The details in DOT’s draft plan could change before toll collection starts, O’Connor said. The current plan calls for placing overhead toll collection sensors at nine locations on I-95, about every 20 miles from the border. Drivers who carry toll transponders will be charged a 20-mile toll each time they pass beneath the I-95 sensors. For vehicles without transponders, cameras will record license numbers and the owners will be billed by mail, at a higher toll rate. The easiest way to avoid tolls would be to exit I-95 just before reaching the overhead sensors, then drive a few miles on nearby U.S. 301, and return to I-95 at the next interchange. But at the exits closest to each set of overhead sensors, DOT plans to install the same technology. A car taking that last off-ramp from I-95 before the toll sensor will be charged for a 10-mile toll, and a car entering at the next on-ramp also will be charged for 10 miles. Meanwhile, at other exits – all exits except the ones closest to the I-95 sensors – drivers would be able to get on and off the interstate without having to pay. “You could go from Dunn to I-40 and Raleigh and not be tolled,” said Dunn Mayor Oscar N. Harris. “So that is a lot of our driving around here. But if you want to drive to Fayetteville, you would be tolled.

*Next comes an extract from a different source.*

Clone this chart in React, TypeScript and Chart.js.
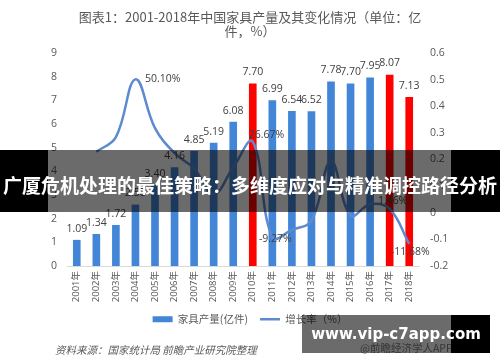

Crystal Collins, president of the Raleigh-based N.C. Trucking Association, attended a DOT hearing in Lumberton and told O’Connor that her group opposes the toll proposal. “We oppose tolls on existing roads,” Collins said in an interview. “We’re already paying taxes to have the roads we have today maintained. You’re paying for it again.” A DOT study estimates that 20 to 25 percent of I-95 drivers will find other roads, to avoid the tolls. But the state figures it still can collect enough money to pay for the construction, if tolls are collected for about 40 years.
(Bruce Siceloff, THE NEWS & OBSERVER, 2/12/12).